Categories: Guide to Space

Will The Sun Explode?

All stars die, some more violently than others.

Once our own Sun has consumed all the hydrogen fuel in its core, it too will reach the end of its life. Astronomers estimate this to be a short 7 billion years from now. For a few million years, it will expand into a red giant, puffing away its outer layers. Then it’ll collapse down into a white dwarf and slowly cool down to the background temperature of the Universe.

I’m sure you know that some other stars explode when they die. They also run out of fuel in their core, but instead of becoming a red giant, they detonate in a fraction of a second as a supernova.

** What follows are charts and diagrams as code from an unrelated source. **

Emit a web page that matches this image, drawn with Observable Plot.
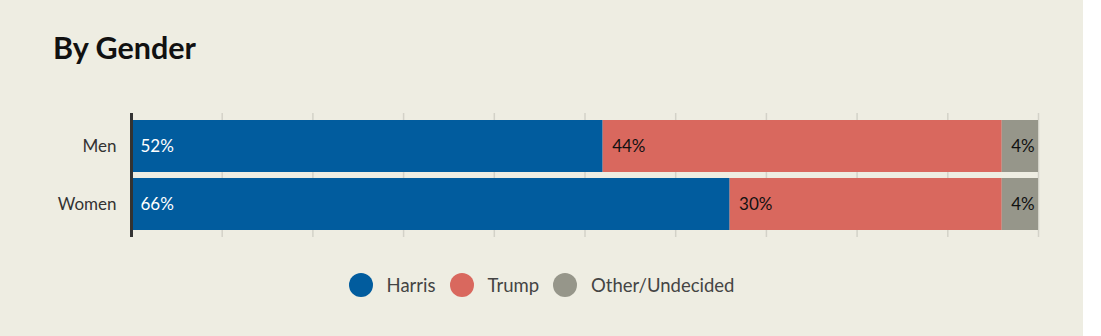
<!DOCTYPE html>
<html>
<head>
<meta charset="utf-8">
<script src="https://cdn.jsdelivr.net/npm/d3@7"></script>
<script src="https://cdn.jsdelivr.net/npm/@observablehq/plot@0.6"></script>
<style>
  html, body { margin: 0; padding: 0; background: #ffffff; }
  #wrap { width: 1083px; height: 336px; background: #eeede2; position: relative; overflow: hidden; font-family: Lato, "Noto Sans", sans-serif; }
  h2 { position: absolute; left: 53px; top: 29px; margin: 0; font-size: 30.5px; font-weight: 700; color: #111; line-height: 1.2; }
  #chart { position: absolute; left: 0; top: 100px; }
  #legend { position: absolute; left: 0; width: 1083px; top: 273px; display: flex; justify-content: center; align-items: center; font-size: 18.5px; color: #444; }
  .item { display: flex; align-items: center; margin: 0 7px; }
  .sw { width: 24px; height: 24px; border-radius: 50%; margin-right: 14px; }
</style>
</head>
<body>
<div id="wrap">
  <h2>By Gender</h2>
  <div id="chart"></div>
  <div id="legend"></div>
</div>
<script>
const groups = ["Men", "Women"];
const parties = ["Harris", "Trump", "Other/Undecided"];
const harris = [52, 66];
const trump = [44, 30];
const other = [4, 4];
const colors = ["#015c9e", "#d9685e", "#96968a"];
const labelColors = ["#ffffff", "#111111", "#111111"];
const gridTicks = [0, 10, 20, 30, 40, 50, 60, 70, 80, 90, 100];

const series = [harris, trump, other];
const data = [];
groups.forEach((g, i) => {
  parties.forEach((p, j) => {
    data.push({group: g, party: p, value: series[j][i], label: series[j][i] + "%"});
  });
});

const chart = Plot.plot({
  width: 1083,
  height: 150,
  marginLeft: 131,
  marginRight: 45,
  marginTop: 13,
  marginBottom: 13,
  style: {background: "transparent", fontFamily: "Lato, 'Noto Sans', sans-serif"},
  x: {domain: [0, 100], axis: null},
  y: {domain: groups, paddingInner: 0.1034, paddingOuter: 0.12, axis: null},
  color: {domain: parties, range: colors},
  marks: [
    Plot.ruleX(gridTicks, {stroke: "#d3d2c8", strokeWidth: 1.5}),
    Plot.barX(data, Plot.stackX({x: "value", y: "group", z: "party", fill: "party", order: parties})),
    Plot.text(data, Plot.stackX1({
      x: "value", y: "group", z: "party", order: parties,
      text: "label", textAnchor: "start", dx: 9, fontSize: 17,
      fill: d => labelColors[parties.indexOf(d.party)]
    })),
    Plot.ruleX([0], {stroke: "#333333", strokeWidth: 3}),
    Plot.axisY({tickSize: 0, tickPadding: 15, fontSize: 17, color: "#333", label: null})
  ]
});
document.getElementById("chart").appendChild(chart);

const legend = document.getElementById("legend");
parties.forEach((p, i) => {
  const it = document.createElement("div");
  it.className = "item";
  const sw = document.createElement("span");
  sw.className = "sw";
  sw.style.background = colors[i];
  const t = document.createElement("span");
  t.textContent = p;
  it.appendChild(sw);
  it.appendChild(t);
  legend.appendChild(it);
});
</script>
</body>
</html>
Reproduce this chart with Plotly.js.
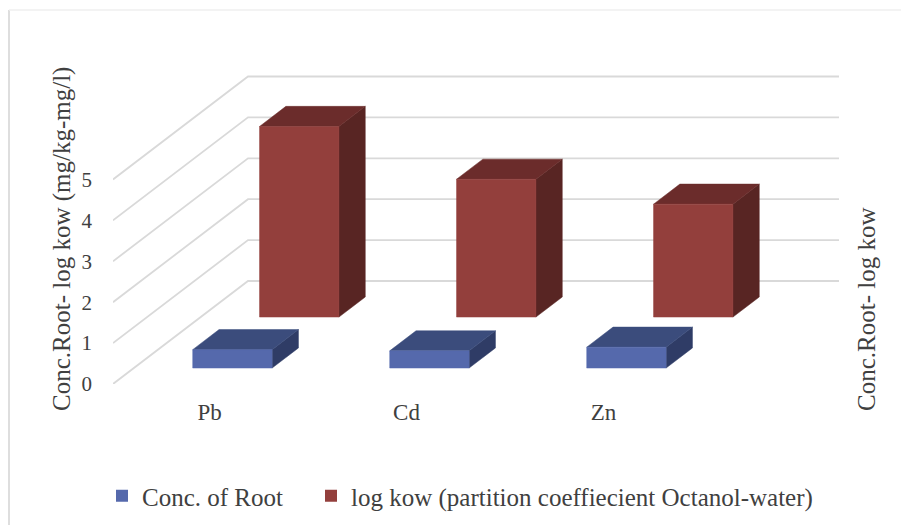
<!DOCTYPE html>
<html><head><meta charset="utf-8">
<script src="https://cdn.plot.ly/plotly-3.0.1.min.js"></script>
<style>html,body{margin:0;padding:0;background:#fff}#c{width:903px;height:525px}</style>
</head><body><div id="c"></div>
<script>
const categories = ['Pb','Cd','Zn'];
const concRoot = [0.45,0.42,0.51];
const logKow = [4.66,3.37,2.76];
const yTicks = [0,1,2,3,4,5];
const seriesNames = ['Conc. of Root','log kow (partition coeffiecient Octanol-water)'];
const frontColors = ['#5569ac','#933f3c'];
const topColors = ['#3b4c7c','#6b2c2b'];
const sideColors = ['#2f3c66','#582523'];
const textColor = '#404040';
const serif = '"Liberation Serif", serif';

// Oblique projection settings, expressed in axis units.
const pxX = 197, pxY = 40.9;
const depthX = 135/pxX, depthY = 103/pxY;
const barWidth = 0.403;
const bands = [[0.155,0.35],[0.65,0.845]];
const xMax = (839-113)/pxX, yMax = (384-70)/pxY;
const project = (x,v,d) => [x + d*depthX, v + d*depthY];

function poly(pts,color,name){
  const p = pts.map(q => project(q[0],q[1],q[2]));
  p.push(p[0]);
  return {x:p.map(q=>q[0]),y:p.map(q=>q[1]),mode:'lines',fill:'toself',fillcolor:color,
    line:{color:color,width:0.5},showlegend:false,hoverinfo:'text',text:name,type:'scatter'};
}

const traces = [];
const gx=[],gy=[];
yTicks.forEach(v=>{
  [[0,0],[0,1],[xMax-depthX,1]].forEach(a=>{const q=project(a[0],v,a[1]);gx.push(q[0]);gy.push(q[1]);});
  gx.push(null);gy.push(null);
});
traces.push({x:gx,y:gy,mode:'lines',line:{color:'#d9d9d9',width:1.8},showlegend:false,hoverinfo:'skip',type:'scatter'});

function addBars(values,s){
  values.forEach((v,i)=>{
    const x0=i+0.5-barWidth/2, x1=x0+barWidth, d0=bands[s][0], d1=bands[s][1];
    const label=categories[i]+': '+v;
    traces.push(poly([[x1,0,d0],[x1,0,d1],[x1,v,d1],[x1,v,d0]],sideColors[s],label));
    traces.push(poly([[x0,v,d0],[x1,v,d0],[x1,v,d1],[x0,v,d1]],topColors[s],label));
    traces.push(poly([[x0,0,d0],[x1,0,d0],[x1,v,d0],[x0,v,d0]],frontColors[s],label));
  });
}
addBars(logKow,1);
addBars(concRoot,0);
seriesNames.forEach((n,s)=>traces.push({x:[null],y:[null],name:n,mode:'markers',type:'scatter',
  legend:s?'legend2':'legend',marker:{symbol:'square',size:15,color:frontColors[s]}}));

const px = x => (x-113)/726, py = y => (384-y)/314;
const legendStyle = x => ({orientation:'h',x:px(x),xanchor:'left',y:py(473),yanchor:'top',
    font:{family:serif,size:25,color:textColor},itemsizing:'constant',bgcolor:'rgba(0,0,0,0)'});
const layout = {
  width:903,height:525,paper_bgcolor:'#fff',plot_bgcolor:'rgba(0,0,0,0)',
  margin:{l:113,r:64,t:70,b:141,pad:0,autoexpand:false},
  font:{family:serif,color:textColor},
  xaxis:{range:[0,xMax],tickmode:'array',tickvals:[0.49,1.49,2.49],ticktext:categories,showgrid:false,zeroline:false,
    showline:false,ticks:'',ticklabelstandoff:12,tickfont:{family:serif,size:23,color:textColor},fixedrange:true},
  yaxis:{range:[0,yMax],tickmode:'array',tickvals:yTicks,ticktext:yTicks.map(String),showgrid:false,zeroline:false,
    showline:false,ticks:'',ticklabelstandoff:20,tickfont:{family:serif,size:21,color:textColor},fixedrange:true},
  showlegend:true,
  legend:legendStyle(102),
  legend2:legendStyle(311),
  annotations:[
    {text:'Conc.Root- log kow (mg/kg-mg/l)',xref:'paper',yref:'paper',x:px(62),y:py(239),xanchor:'center',yanchor:'middle',
     textangle:-90,showarrow:false,font:{family:serif,size:25,color:textColor}},
    {text:'Conc.Root- log kow',xref:'paper',yref:'paper',x:px(866),y:py(310),xanchor:'center',yanchor:'middle',
     textangle:-90,showarrow:false,font:{family:serif,size:25,color:textColor}}
  ],
  shapes:[
    {type:'line',xref:'paper',yref:'paper',x0:px(9),x1:px(9),y0:py(525),y1:py(10),line:{color:'#dedede',width:2},layer:'below'},
    {type:'line',xref:'paper',yref:'paper',x0:px(9),x1:px(901),y0:py(10),y1:py(10),line:{color:'#efefef',width:1.5},layer:'below'}
  ]
};
Plotly.newPlot('c',traces,layout,{displayModeBar:false,staticPlot:true});
</script></body></html>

So, what’s the big difference between stars like our Sun and the stars that can explode as supernovae?

Mass. That’s it.

Supernova progenitors – these stars capable of becoming supernovae – are extremely massive, at least 8 to 12 times the mass of our Sun. When a star this big runs out of fuel, its core collapses. In a fraction of a second, material falls inward to creating an extremely dense neutron star or even a black hole. This process releases an enormous amount of energy, which we see as a supernova.

If a star has even more mass, beyond 140 times the mass of the Sun, it explodes completely and nothing remains at all. If these other stars can detonate like this, is it possible for our Sun to explode?

Could there be some chain reaction we could set off, some exotic element a rare comet could introduce on impact, or a science fiction doomsday ray we could fire up to make the Sun explode?

Nope, quite simply, it just doesn’t have enough mass. The only way this could ever happen is if it was much, much more massive, bringing it to that lower supernovae limit.

In other words, you would need to crash an equally massive star into our Sun. And then do it again, and again.. and again… another half dozen more times. Then, and only then would you have an object massive enough to detonate as a supernova.

We don’t have to worry about our sun exploding into a supernova.

Now, I’m sure you’re all resting easy knowing that solar detonation is near the bottom of the planetary annihilation list. I’ve got even better news. Not only will this never happen to the Sun, but there are no large stars close enough to cause us any damage if they did explode.
A supernova would need to go off within a distance of 100 light-years to irradiate our planet.

According to Dr. Phil Plait from Bad Astronomy, the closest star that could detonate as a supernova is the 10 solar mass Spica, at a distance of 260 light-years. No where near close enough to cause us any danger.

So don’t worry about our Sun exploding or another nearby star going supernova and wiping us out. You can put your feet up and relax, as it’s just not going to happen.

Fraser Cain

Fraser Cain is the publisher of Universe Today. He's also the co-host of Astronomy Cast with Dr. Pamela Gay.

View Comments

  • Doesn't it work the same as nucluer powerplants. As soon you run out of coolant, you get a runaway process? With Hydrogen being both fuel and coolant

    • its been in a "runaway" chain reaction for about 6 billion years so far. There is no coolant.

      • I disagree on the "no coolant". Things go poof without proper cooling. Even if its in the form of heating something else.

        • well, I guess if you consider the release of the energy from Hydrogen fusion in the core of the Sun as a coolant then yes, it is cooled.

        • There are no walls around the sun to keep the eat in. so it radiates away. In addition when the heat increased then the Sun gets blown up making it less dense and the fusion decreases. You have the equilibrium where gravity forces the fusion and the heat expanding the sun decreasing the fusion.